Please output every line of the material as it stands, without the pictures.

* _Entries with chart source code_
= = = = = = =

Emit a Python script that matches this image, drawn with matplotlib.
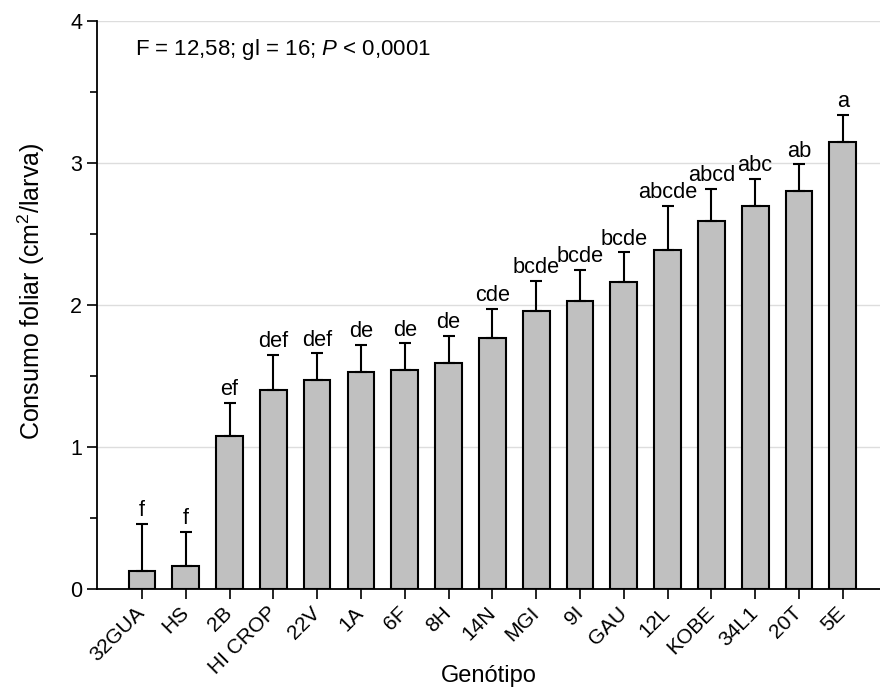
import numpy as np
import matplotlib
matplotlib.use('Agg')
from matplotlib import pyplot as plt
from matplotlib.ticker import MultipleLocator

plt.rcParams['font.family'] = ['Liberation Sans', 'DejaVu Sans']
plt.rcParams['mathtext.fontset'] = 'custom'
plt.rcParams['mathtext.rm'] = 'Liberation Sans'
plt.rcParams['mathtext.it'] = 'Liberation Sans:italic'

# genotypes, mean leaf consumption, upper SE, Tukey letters
genotipos = ['32GUA', 'HS', '2B', 'HI CROP', '22V', '1A', '6F', '8H', '14N',
             'MGI', '9I', 'GAU', '12L', 'KOBE', '34L1', '20T', '5E']
medias = [0.13, 0.16, 1.08, 1.40, 1.47, 1.53, 1.54, 1.59, 1.77,
          1.96, 2.03, 2.16, 2.39, 2.59, 2.70, 2.80, 3.15]
erros = [0.33, 0.24, 0.23, 0.25, 0.19, 0.19, 0.19, 0.19, 0.20,
         0.21, 0.22, 0.21, 0.31, 0.23, 0.19, 0.19, 0.19]
letras = ['f', 'f', 'ef', 'def', 'def', 'de', 'de', 'de', 'cde',
          'bcde', 'bcde', 'bcde', 'abcde', 'abcd', 'abc', 'ab', 'a']

x = np.arange(len(genotipos))

fig = plt.figure(figsize=(8.8, 6.91), dpi=100)
ax = fig.add_axes([0.110, 0.1476, 0.890, 0.822])

ax.bar(x, medias, width=0.61, color='#c0c0c0', edgecolor='black',
       linewidth=1.5, zorder=3)
ax.errorbar(x, medias, yerr=[np.zeros(len(x)), erros], fmt='none',
            ecolor='black', elinewidth=1.5, capsize=4.5, capthick=1.5, zorder=4)

tops = np.array(medias) + np.array(erros)
for xi, t, l in zip(x, tops, letras):
    ax.annotate(l, (xi, t), xytext=(0, 2), textcoords='offset points',
                ha='center', va='bottom', fontsize=15.7)

ax.text(-0.16, 3.8, r'F = 12,58; gl = 16; $\it{P}$ < 0,0001',
        ha='left', va='center', fontsize=16)

ax.set_xlim(-1.03, 16.85)
ax.set_ylim(0, 4)
ax.yaxis.set_major_locator(MultipleLocator(1))
ax.yaxis.set_minor_locator(MultipleLocator(0.5))
ax.set_xticks(x)
ax.set_xticklabels(genotipos, rotation=45, ha='right', va='center',
                   rotation_mode='anchor', fontsize=15)
ax.tick_params(axis='y', labelsize=15.5)
ax.tick_params(which='major', length=7, width=1.2, direction='out')
ax.tick_params(which='minor', length=5, width=1.2, direction='out')
ax.tick_params(axis='x', pad=8)

ax.grid(axis='y', color='#dddddd', linewidth=1, zorder=0)
ax.set_axisbelow(True)
for s in ['top', 'right']:
    ax.spines[s].set_visible(False)
for s in ['left', 'bottom']:
    ax.spines[s].set_linewidth(1.3)

ax.set_xlabel('Genótipo', fontsize=17, va='center')
ax.xaxis.set_label_coords(0.5, -0.153)
ax.set_ylabel(r'Consumo foliar (cm$^{2}$/larva)', fontsize=18)
ax.yaxis.set_label_coords(-0.064, 0.525)

plt.savefig('out.png', dpi=100)
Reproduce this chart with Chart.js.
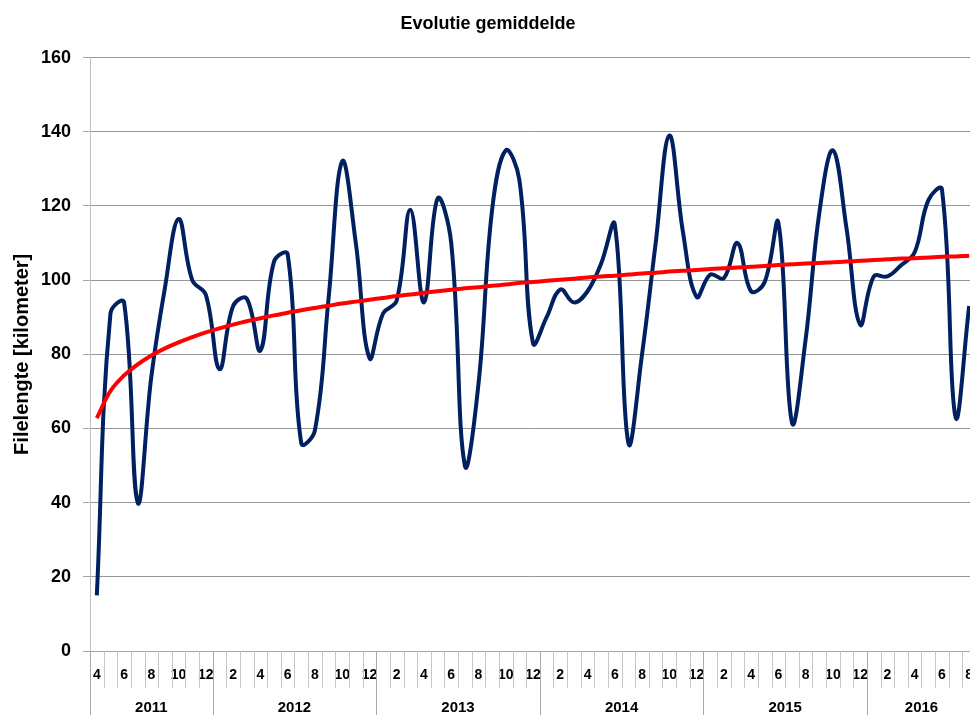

= = = = = = =

* _Written response_
Emit a Python script that matches this image, drawn with matplotlib.
import numpy as np
import matplotlib
matplotlib.use('Agg')
from matplotlib import pyplot as plt
from matplotlib.ticker import MultipleLocator

plt.rcParams['font.family'] = ['Liberation Sans', 'DejaVu Sans']
plt.rcParams['mathtext.fontset'] = 'custom'
plt.rcParams['mathtext.rm'] = 'Liberation Sans'
plt.rcParams['mathtext.it'] = 'Liberation Sans:italic'

# genotypes, mean leaf consumption, upper SE, Tukey letters
genotipos = ['32GUA', 'HS', '2B', 'HI CROP', '22V', '1A', '6F', '8H', '14N',
             'MGI', '9I', 'GAU', '12L', 'KOBE', '34L1', '20T', '5E']
medias = [0.13, 0.16, 1.08, 1.40, 1.47, 1.53, 1.54, 1.59, 1.77,
          1.96, 2.03, 2.16, 2.39, 2.59, 2.70, 2.80, 3.15]
erros = [0.33, 0.24, 0.23, 0.25, 0.19, 0.19, 0.19, 0.19, 0.20,
         0.21, 0.22, 0.21, 0.31, 0.23, 0.19, 0.19, 0.19]
letras = ['f', 'f', 'ef', 'def', 'def', 'de', 'de', 'de', 'cde',
          'bcde', 'bcde', 'bcde', 'abcde', 'abcd', 'abc', 'ab', 'a']

x = np.arange(len(genotipos))

fig = plt.figure(figsize=(8.8, 6.91), dpi=100)
ax = fig.add_axes([0.110, 0.1476, 0.890, 0.822])

ax.bar(x, medias, width=0.61, color='#c0c0c0', edgecolor='black',
       linewidth=1.5, zorder=3)
ax.errorbar(x, medias, yerr=[np.zeros(len(x)), erros], fmt='none',
            ecolor='black', elinewidth=1.5, capsize=4.5, capthick=1.5, zorder=4)

tops = np.array(medias) + np.array(erros)
for xi, t, l in zip(x, tops, letras):
    ax.annotate(l, (xi, t), xytext=(0, 2), textcoords='offset points',
                ha='center', va='bottom', fontsize=15.7)

ax.text(-0.16, 3.8, r'F = 12,58; gl = 16; $\it{P}$ < 0,0001',
        ha='left', va='center', fontsize=16)

ax.set_xlim(-1.03, 16.85)
ax.set_ylim(0, 4)
ax.yaxis.set_major_locator(MultipleLocator(1))
ax.yaxis.set_minor_locator(MultipleLocator(0.5))
ax.set_xticks(x)
ax.set_xticklabels(genotipos, rotation=45, ha='right', va='center',
                   rotation_mode='anchor', fontsize=15)
ax.tick_params(axis='y', labelsize=15.5)
ax.tick_params(which='major', length=7, width=1.2, direction='out')
ax.tick_params(which='minor', length=5, width=1.2, direction='out')
ax.tick_params(axis='x', pad=8)

ax.grid(axis='y', color='#dddddd', linewidth=1, zorder=0)
ax.set_axisbelow(True)
for s in ['top', 'right']:
    ax.spines[s].set_visible(False)
for s in ['left', 'bottom']:
    ax.spines[s].set_linewidth(1.3)

ax.set_xlabel('Genótipo', fontsize=17, va='center')
ax.xaxis.set_label_coords(0.5, -0.153)
ax.set_ylabel(r'Consumo foliar (cm$^{2}$/larva)', fontsize=18)
ax.yaxis.set_label_coords(-0.064, 0.525)

plt.savefig('out.png', dpi=100)
Reproduce this chart with Chart.js.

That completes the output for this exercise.